In the beginning of his heartfelt oration, Orsino states “Give me excess of it that, surfeiting, the appetite may sicken and also die.” This sounds more like the ravings of an obsessed man wanting to gorge himself on the love that he desires in the hope of weakening the maddening urges that are consuming him. These lines aren’t too far-fetched, as later on in the play he is persistent in the chase of his precious Olivia, who wants nothing to do with him and shows not one iota of desire towards him.

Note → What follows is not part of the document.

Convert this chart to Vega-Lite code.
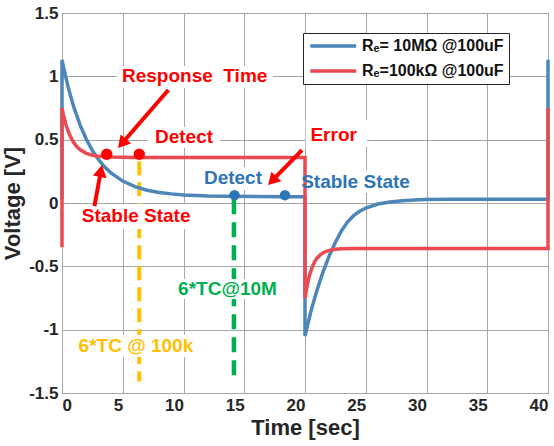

Continuing with the remainder of the passage, “The strain again, it had a dying fall” suggesting that this truly might be a fatal attraction. The music “breathes upon a bank of violets stealing and giving odour” stealing the sweet smell that are the violets; in essence taking away what makes them beautiful and making them stink. This supposed love destroys what is beautiful, replacing it with death. The question remains who is going to pay for Orsino’s fatal attraction to the lovely Olivia?